Part 2: Pages 71-91

Focus Questions:

How, and to what extent, will advanced technologies affect the lives of ordinary people? 

Is it inevitable that current social and power structures will be the form of future social organisations?

What the text suggests:

The text suggests that technology is ruling peoples’ lives to the point that the line between reality and fiction is completely blurred. As a result the television shows seem more real than interacting with other people. Once again the text suggests that feeling connected to your inner thoughts is unusual and a threat to society.

The text suggests that the social power structures we have today will still form the future of social organisations but that the power of government and media is more controlling and evil. It seems that the powerful forces are determined to keep people ignorant and remove any threat of actual real thoughts. People think but only about what they are programmed to think. By doing this the government can keep people quiet and away from any wider world dramas.

How the text presents these ideas:

The idea that people have become overruled by technology is demonstrated when Montag is on the train and the passengers are mesmerised and lulled into a trance by the undertone of advertising.
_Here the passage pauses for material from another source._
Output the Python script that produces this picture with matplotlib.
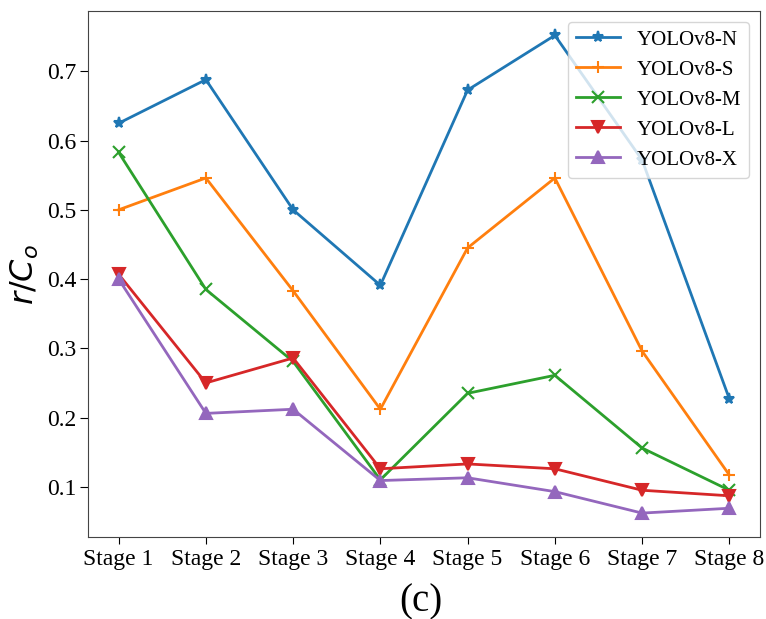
import matplotlib.pyplot as plt

stages = ["Stage 1", "Stage 2", "Stage 3", "Stage 4",
          "Stage 5", "Stage 6", "Stage 7", "Stage 8"]

yolo_n = [0.625, 0.688, 0.500, 0.391, 0.673, 0.752, 0.572, 0.227]
yolo_s = [0.500, 0.546, 0.383, 0.212, 0.445, 0.546, 0.296, 0.117]
yolo_m = [0.583, 0.385, 0.281, 0.110, 0.235, 0.261, 0.156, 0.095]
yolo_l = [0.407, 0.250, 0.286, 0.126, 0.133, 0.126, 0.095, 0.087]
yolo_x = [0.400, 0.206, 0.212, 0.109, 0.113, 0.093, 0.062, 0.069]

series = [
    ("YOLOv8-N", yolo_n, "*", "#1f77b4"),
    ("YOLOv8-S", yolo_s, "+", "#ff7f0e"),
    ("YOLOv8-M", yolo_m, "x", "#2ca02c"),
    ("YOLOv8-L", yolo_l, "v", "#d62728"),
    ("YOLOv8-X", yolo_x, "^", "#9467bd"),
]

plt.rcParams["font.family"] = ["Liberation Serif", "DejaVu Serif"]

fig = plt.figure(figsize=(7.66, 6.19), dpi=100)
ax = fig.add_axes([0.115, 0.1325, 0.877, 0.849])

for name, vals, mk, col in series:
    ax.plot(stages, vals, marker=mk, color=col, label=name,
            linewidth=2, markersize=8, markeredgewidth=1.5)

ax.set_ylabel(r"$r/C_o$", fontsize=23, family="DejaVu Sans", labelpad=4)
ax.tick_params(labelsize=17, length=5)
ax.tick_params(axis="y", length=5.5, pad=3)
ax.legend(loc="upper right", fontsize=15, handlelength=2.1)
for sp in ax.spines.values():
    sp.set_color("#444444")

fig.text(0.55, 0.028, "(c)", ha="center", va="center", fontsize=28)

fig.savefig("out.png", dpi=100)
“The people who had been sitting a moment before, tapping their feet to the rhythm Denham’s Dentifrice, Denham’s Dandy Dental Detergent, Denham’s Dentifrice, Denham’s Dentifrice, one two, one two three, one two, cone two three. The people whose mouths had been faintly twitching the words Dentifrice Dentifrice Dentifrice.”

When Montag connects with Faber, a possible threat to society because of his knowledge, Faber states what makes him different. “I don’t talk things, sir,” said Faber. “I talk the meaning of things. I sit here and know I’m alive.”
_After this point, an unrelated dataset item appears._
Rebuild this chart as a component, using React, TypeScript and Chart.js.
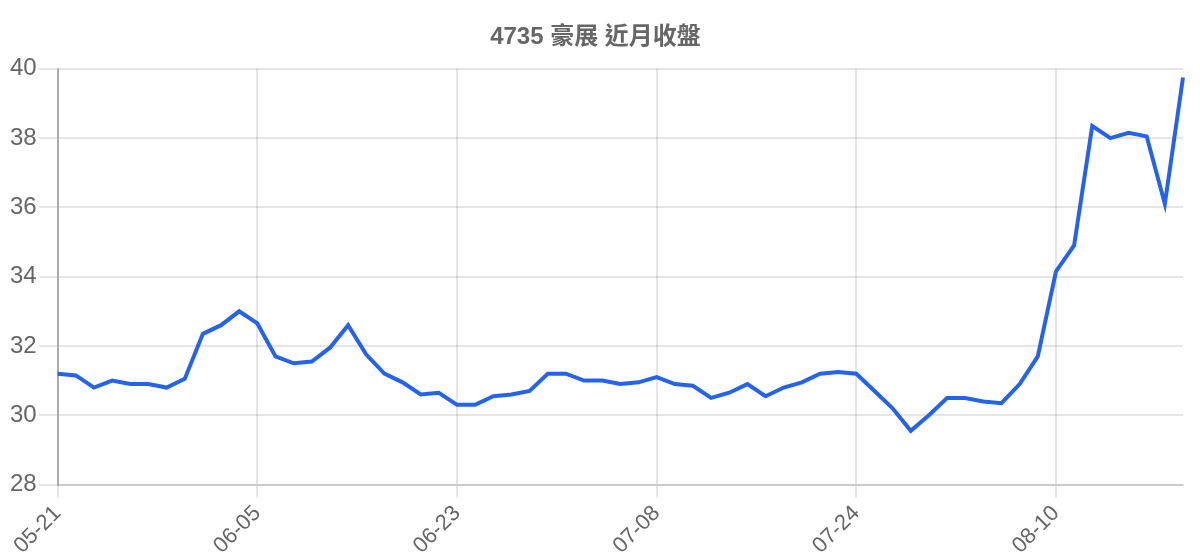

When Montag seeks Faber out as someone who might be able to help him make sense of his feelings, Montag explains his frustration.

“Nobody listens anymore. I can’t talk to the walls because they’re yelling at me. I can’t talk to my wife; she listens to the walls. I just want someone to hear what I have to say. And maybe if I talk long enough it’ll make sense. And I want you to teach me to understand what I read.”

It seems as if Montag’s initial meeting with Clarisse woke up a part of him that was curious about the world and his feelings. Since then Montag has questioned everything. He says: “I don’t know. We have everything we need to be happy, but we aren’t happy. Something’s missing. I looked around. The only thing I positively knew was gone was the books I’d burned in ten or twelve years. So I thought books might help.”

As for the power structures in Fahrenheit 451 it does appear that the government, business and the media are the most powerful forces. It seems like these forces are working together to keep the population distracted and occupied by fake happiness.

“I remember the newspapers dying like huge moths. No one wanted them back. No one missed them. And then the government, seeing how advantageous it was to have people reading only about passionate lips and the fist in the stomach, circled the situation with your fire-eaters.”

 If people had time to stop and think about what was going on maybe that would question what the government was doing.

“We’ve started and won two atomic wars since 1990! Is it because we’re having so much fun at home we’ve forgotten the world? Is it because we’re so rich and the rest of the world’s so poor and we just don’t care if they are? I’ve heard rumours; the world is starving, but we’re well fed. Is it true the world works hard and we play?”